Di tahapan kedua inilah saya melakukan kesalahan (lagi). Cerita pembuatan visa saya sepertinya penuh dengan kebodohan saya yang terungkap. Kali ini, saya tidak melihat janji temu yang saya buat dengan seksama. Janji temu yang saya buat itu jam 11.00 WIB. Sedangkan saya mengira, memiliki janji temu di 11.30 WIB. Padahal saya sudah datang dari jam 10.00 WIB. Sial banget kan fufufufu. Peraturannya menyebutkan bahwa kalau kita telat 15 menit, maka kita dianggap tidak datang dan pengajuan janji temu dibatalkan. Artinya, saya tidak bisa mengajukan visa di hari itu dan harus menunggu 2 minggu lagi. Gimana?

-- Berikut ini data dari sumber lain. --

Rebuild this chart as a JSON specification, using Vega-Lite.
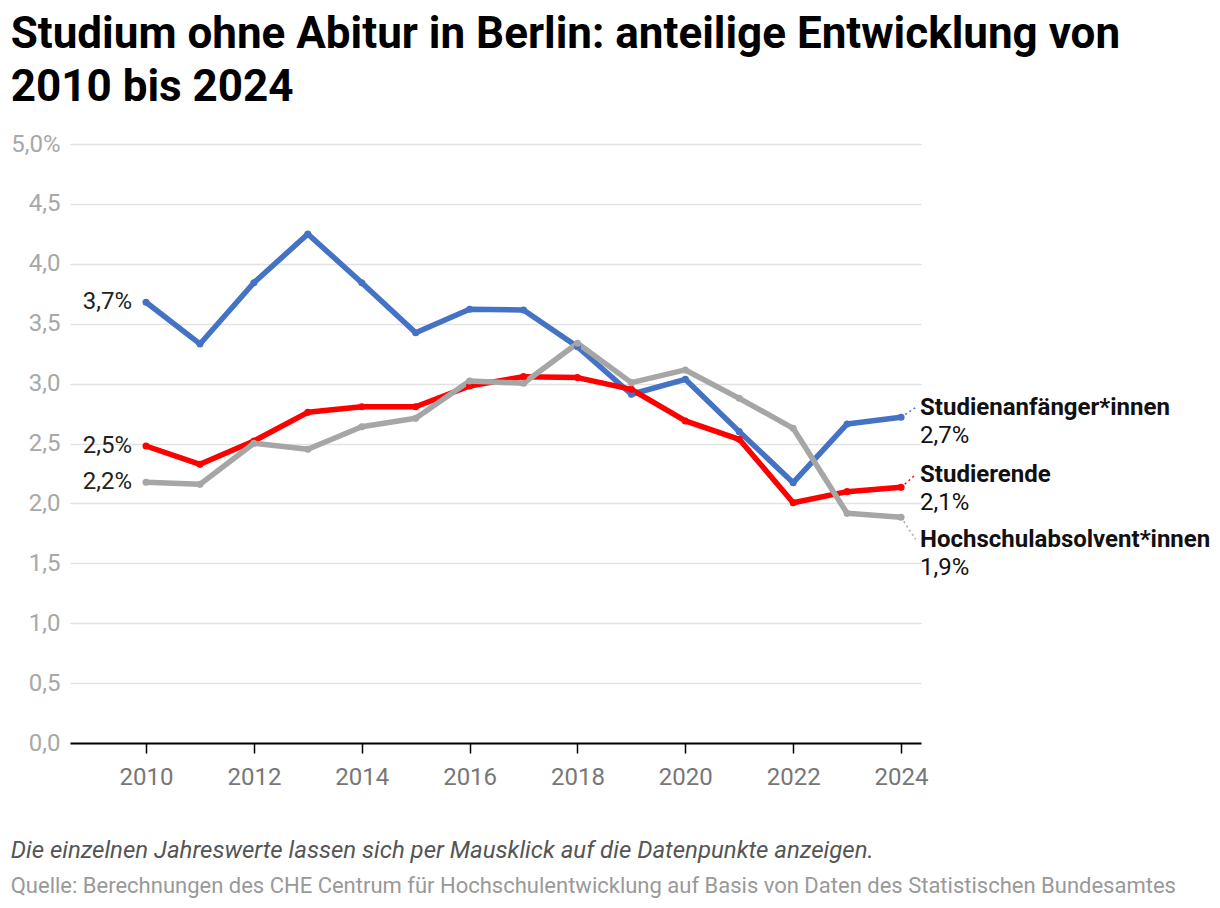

Setelah berdebat dengan security dan saya meyakinkan dia bahwa saya ada di depan kantor mereka selama menunggu, saya tetap tidak diperkenankan masuk kantor di hari itu. So sad :(
Sampai akhirnya saya diminta bertemu dengan salah satu pegawai VFS yang handle pengajuan VIP. Beliau menjelaskan kalau mau tetap mengajukan di hari tersebut, maka saya bisa mengambil slot setelah jam 2 siang, jika slot pembuatan visa masih ada (ya pasti ada wong saya gak jadi masuk karena telat -_-). Untuk mengambil slot tersebut, kita harus menambah biaya sekian ratus ribu. Saya lupa pastinya. Kita juga bisa mendaftar menjadi pengurusan VIP dengan lounge terpisah dan tidak ngantri, tapi harus bayar lagi sekian juta.
Saya yang bimbang langsung menelepon atasan saya minta kebijakan beliau. Beliau sarankan untuk mengambil slot diatas jam 2 siang karena kantor saya tidak jauh (di Sudirman), jadi saya bisa pulang ke kantor dulu.
Saya kembali lagi ke KunCit jam 13.30 WIB dan diminta si bapak pegawai tadi untuk foto dulu karena saya juga lupa belum menyiapkan foto. HAHAHA.
Setelah memenuhi janji temu saya dan pemeriksaan berkas sudah dilakukan, saya bisa pulang dan memantau progress visa melalui SMS dan juga website VFS. Kurang lebih sekitar 3-5 hari visa sudah bisa diambil.
Tahapan ketiga, mengambil paspor yang sudah ditempeli visa. Saya kembali datang ke kantor VFS untuk mengambil paspor dan visa. Jika sudah diambil, artinya tahanya pembuatan visa sudah selesai!
Ada beberapa tips yang saya mau sarankan untukmu:
Jakarta, 22 Agustus 2020
Bermimpilah karena Tuhan akan memeluk mimpi-mimpimu (Andrea Hirata)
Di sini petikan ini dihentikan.